(EXERCISE) Set the listing down unchanged, minus every embedded image.

(RECORDED INFORMATION)
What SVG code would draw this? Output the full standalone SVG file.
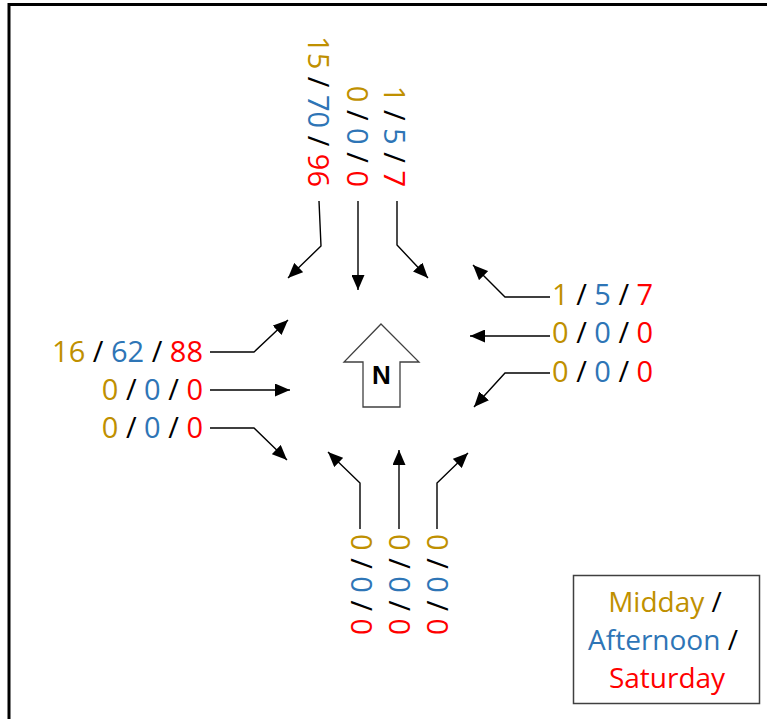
<svg xmlns="http://www.w3.org/2000/svg" width="767" height="719" viewBox="0 0 767 719">
  <defs>
    <marker id="head" viewBox="0 0 15 13" refX="15" refY="6.5" markerWidth="15" markerHeight="13" orient="auto" markerUnits="userSpaceOnUse">
      <path d="M0,0 L15,6.5 L0,13 Z" fill="#000"/>
    </marker>
    <style>
      .lbl { font-family: "Open Sans", "Liberation Sans", sans-serif; font-size: 29px; }
      .leg { font-family: "Open Sans", "Liberation Sans", sans-serif; font-size: 28px; }
      .g { fill: #BF9000; }
      .b { fill: #2E75B6; }
      .r { fill: #FF0000; }
      .k { fill: #000000; }
      .conn { fill: none; stroke: #000; stroke-width: 1.4; marker-end: url(#head); }
    </style>
  </defs>

  <rect width="767" height="719" fill="#ffffff"/>
  <!-- frame -->
  <path d="M9,719 V4.5 H767" fill="none" stroke="#000" stroke-width="3"/>

  <!-- north approach volumes (read top to bottom) -->
  <g id="north-left">
    <text class="lbl" transform="translate(308,187) rotate(90)" text-anchor="end"><tspan class="g">15</tspan><tspan class="k"> / </tspan><tspan class="b">70</tspan><tspan class="k"> / </tspan><tspan class="r">96</tspan></text>
  </g>
  <g id="north-through">
    <text class="lbl" transform="translate(347,187) rotate(90)" text-anchor="end"><tspan class="g">0</tspan><tspan class="k"> / </tspan><tspan class="b">0</tspan><tspan class="k"> / </tspan><tspan class="r">0</tspan></text>
  </g>
  <g id="north-right">
    <text class="lbl" transform="translate(384,187) rotate(90)" text-anchor="end"><tspan class="g">1</tspan><tspan class="k"> / </tspan><tspan class="b">5</tspan><tspan class="k"> / </tspan><tspan class="r">7</tspan></text>
  </g>

  <!-- west approach volumes -->
  <g id="west-top">
    <text class="lbl" x="203" y="362" text-anchor="end"><tspan class="g">16</tspan><tspan class="k"> / </tspan><tspan class="b">62</tspan><tspan class="k"> / </tspan><tspan class="r">88</tspan></text>
  </g>
  <g id="west-through">
    <text class="lbl" x="203" y="400" text-anchor="end"><tspan class="g">0</tspan><tspan class="k"> / </tspan><tspan class="b">0</tspan><tspan class="k"> / </tspan><tspan class="r">0</tspan></text>
  </g>
  <g id="west-bottom">
    <text class="lbl" x="203" y="438" text-anchor="end"><tspan class="g">0</tspan><tspan class="k"> / </tspan><tspan class="b">0</tspan><tspan class="k"> / </tspan><tspan class="r">0</tspan></text>
  </g>

  <!-- east approach volumes -->
  <g id="east-top">
    <text class="lbl" x="552" y="305"><tspan class="g">1</tspan><tspan class="k"> / </tspan><tspan class="b">5</tspan><tspan class="k"> / </tspan><tspan class="r">7</tspan></text>
  </g>
  <g id="east-through">
    <text class="lbl" x="552" y="343"><tspan class="g">0</tspan><tspan class="k"> / </tspan><tspan class="b">0</tspan><tspan class="k"> / </tspan><tspan class="r">0</tspan></text>
  </g>
  <g id="east-bottom">
    <text class="lbl" x="552" y="382"><tspan class="g">0</tspan><tspan class="k"> / </tspan><tspan class="b">0</tspan><tspan class="k"> / </tspan><tspan class="r">0</tspan></text>
  </g>

  <!-- south approach volumes -->
  <g id="south-left">
    <text class="lbl" transform="translate(351,534) rotate(90)"><tspan class="g">0</tspan><tspan class="k"> / </tspan><tspan class="b">0</tspan><tspan class="k"> / </tspan><tspan class="r">0</tspan></text>
  </g>
  <g id="south-through">
    <text class="lbl" transform="translate(389,534) rotate(90)"><tspan class="g">0</tspan><tspan class="k"> / </tspan><tspan class="b">0</tspan><tspan class="k"> / </tspan><tspan class="r">0</tspan></text>
  </g>
  <g id="south-right">
    <text class="lbl" transform="translate(427,534) rotate(90)"><tspan class="g">0</tspan><tspan class="k"> / </tspan><tspan class="b">0</tspan><tspan class="k"> / </tspan><tspan class="r">0</tspan></text>
  </g>

  <!-- north arrow -->
  <g id="north-arrow">
    <path d="M381,324 L419,362 L400,362 L400,407 L363,407 L363,362 L344,362 Z" fill="#fff" stroke="#404040" stroke-width="1.3"/>
    <text x="381.5" y="384" text-anchor="middle" font-family="'Liberation Sans', Arial, sans-serif" font-weight="bold" font-size="26" fill="#000">N</text>
  </g>

  <!-- legend -->
  <g id="legend">
    <rect x="573.5" y="575.5" width="186" height="128" fill="#fff" stroke="#404040" stroke-width="1.5"/>
    <text class="leg" x="665" y="612" text-anchor="middle"><tspan class="g">Midday</tspan><tspan class="k"> /</tspan></text>
    <text class="leg" x="663" y="650" text-anchor="middle"><tspan class="b">Afternoon</tspan><tspan class="k"> /</tspan></text>
    <text class="leg r" x="667" y="688" text-anchor="middle">Saturday</text>
  </g>

  <!-- turning movement connectors -->
  <g id="connectors">
    <path class="conn" d="M319,201 L321,246 L288,278"/>
    <path class="conn" d="M358,201 L358,290"/>
    <path class="conn" d="M397,201 L397,245 L428,278"/>

    <path class="conn" d="M210,352 L254,352 L288,320"/>
    <path class="conn" d="M210,390 L290,390"/>
    <path class="conn" d="M210,428 L254,428 L287,460"/>

    <path class="conn" d="M550,297 L505,297 L473,265"/>
    <path class="conn" d="M550,336 L470,336"/>
    <path class="conn" d="M550,373 L505,373 L474,407"/>

    <path class="conn" d="M360,529 L360,483 L328,452"/>
    <path class="conn" d="M399,529 L399,450"/>
    <path class="conn" d="M437,529 L437,483 L468,453"/>
  </g>
</svg>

(COMPLETE OUTPUT)
What SVG code would draw this? Output the full standalone SVG file.
<svg xmlns="http://www.w3.org/2000/svg" width="767" height="719" viewBox="0 0 767 719">
  <defs>
    <marker id="head" viewBox="0 0 15 13" refX="15" refY="6.5" markerWidth="15" markerHeight="13" orient="auto" markerUnits="userSpaceOnUse">
      <path d="M0,0 L15,6.5 L0,13 Z" fill="#000"/>
    </marker>
    <style>
      .lbl { font-family: "Open Sans", "Liberation Sans", sans-serif; font-size: 29px; }
      .leg { font-family: "Open Sans", "Liberation Sans", sans-serif; font-size: 28px; }
      .g { fill: #BF9000; }
      .b { fill: #2E75B6; }
      .r { fill: #FF0000; }
      .k { fill: #000000; }
      .conn { fill: none; stroke: #000; stroke-width: 1.4; marker-end: url(#head); }
    </style>
  </defs>

  <rect width="767" height="719" fill="#ffffff"/>
  <!-- frame -->
  <path d="M9,719 V4.5 H767" fill="none" stroke="#000" stroke-width="3"/>

  <!-- north approach volumes (read top to bottom) -->
  <g id="north-left">
    <text class="lbl" transform="translate(308,187) rotate(90)" text-anchor="end"><tspan class="g">15</tspan><tspan class="k"> / </tspan><tspan class="b">70</tspan><tspan class="k"> / </tspan><tspan class="r">96</tspan></text>
  </g>
  <g id="north-through">
    <text class="lbl" transform="translate(347,187) rotate(90)" text-anchor="end"><tspan class="g">0</tspan><tspan class="k"> / </tspan><tspan class="b">0</tspan><tspan class="k"> / </tspan><tspan class="r">0</tspan></text>
  </g>
  <g id="north-right">
    <text class="lbl" transform="translate(384,187) rotate(90)" text-anchor="end"><tspan class="g">1</tspan><tspan class="k"> / </tspan><tspan class="b">5</tspan><tspan class="k"> / </tspan><tspan class="r">7</tspan></text>
  </g>

  <!-- west approach volumes -->
  <g id="west-top">
    <text class="lbl" x="203" y="362" text-anchor="end"><tspan class="g">16</tspan><tspan class="k"> / </tspan><tspan class="b">62</tspan><tspan class="k"> / </tspan><tspan class="r">88</tspan></text>
  </g>
  <g id="west-through">
    <text class="lbl" x="203" y="400" text-anchor="end"><tspan class="g">0</tspan><tspan class="k"> / </tspan><tspan class="b">0</tspan><tspan class="k"> / </tspan><tspan class="r">0</tspan></text>
  </g>
  <g id="west-bottom">
    <text class="lbl" x="203" y="438" text-anchor="end"><tspan class="g">0</tspan><tspan class="k"> / </tspan><tspan class="b">0</tspan><tspan class="k"> / </tspan><tspan class="r">0</tspan></text>
  </g>

  <!-- east approach volumes -->
  <g id="east-top">
    <text class="lbl" x="552" y="305"><tspan class="g">1</tspan><tspan class="k"> / </tspan><tspan class="b">5</tspan><tspan class="k"> / </tspan><tspan class="r">7</tspan></text>
  </g>
  <g id="east-through">
    <text class="lbl" x="552" y="343"><tspan class="g">0</tspan><tspan class="k"> / </tspan><tspan class="b">0</tspan><tspan class="k"> / </tspan><tspan class="r">0</tspan></text>
  </g>
  <g id="east-bottom">
    <text class="lbl" x="552" y="382"><tspan class="g">0</tspan><tspan class="k"> / </tspan><tspan class="b">0</tspan><tspan class="k"> / </tspan><tspan class="r">0</tspan></text>
  </g>

  <!-- south approach volumes -->
  <g id="south-left">
    <text class="lbl" transform="translate(351,534) rotate(90)"><tspan class="g">0</tspan><tspan class="k"> / </tspan><tspan class="b">0</tspan><tspan class="k"> / </tspan><tspan class="r">0</tspan></text>
  </g>
  <g id="south-through">
    <text class="lbl" transform="translate(389,534) rotate(90)"><tspan class="g">0</tspan><tspan class="k"> / </tspan><tspan class="b">0</tspan><tspan class="k"> / </tspan><tspan class="r">0</tspan></text>
  </g>
  <g id="south-right">
    <text class="lbl" transform="translate(427,534) rotate(90)"><tspan class="g">0</tspan><tspan class="k"> / </tspan><tspan class="b">0</tspan><tspan class="k"> / </tspan><tspan class="r">0</tspan></text>
  </g>

  <!-- north arrow -->
  <g id="north-arrow">
    <path d="M381,324 L419,362 L400,362 L400,407 L363,407 L363,362 L344,362 Z" fill="#fff" stroke="#404040" stroke-width="1.3"/>
    <text x="381.5" y="384" text-anchor="middle" font-family="'Liberation Sans', Arial, sans-serif" font-weight="bold" font-size="26" fill="#000">N</text>
  </g>

  <!-- legend -->
  <g id="legend">
    <rect x="573.5" y="575.5" width="186" height="128" fill="#fff" stroke="#404040" stroke-width="1.5"/>
    <text class="leg" x="665" y="612" text-anchor="middle"><tspan class="g">Midday</tspan><tspan class="k"> /</tspan></text>
    <text class="leg" x="663" y="650" text-anchor="middle"><tspan class="b">Afternoon</tspan><tspan class="k"> /</tspan></text>
    <text class="leg r" x="667" y="688" text-anchor="middle">Saturday</text>
  </g>

  <!-- turning movement connectors -->
  <g id="connectors">
    <path class="conn" d="M319,201 L321,246 L288,278"/>
    <path class="conn" d="M358,201 L358,290"/>
    <path class="conn" d="M397,201 L397,245 L428,278"/>

    <path class="conn" d="M210,352 L254,352 L288,320"/>
    <path class="conn" d="M210,390 L290,390"/>
    <path class="conn" d="M210,428 L254,428 L287,460"/>

    <path class="conn" d="M550,297 L505,297 L473,265"/>
    <path class="conn" d="M550,336 L470,336"/>
    <path class="conn" d="M550,373 L505,373 L474,407"/>

    <path class="conn" d="M360,529 L360,483 L328,452"/>
    <path class="conn" d="M399,529 L399,450"/>
    <path class="conn" d="M437,529 L437,483 L468,453"/>
  </g>
</svg>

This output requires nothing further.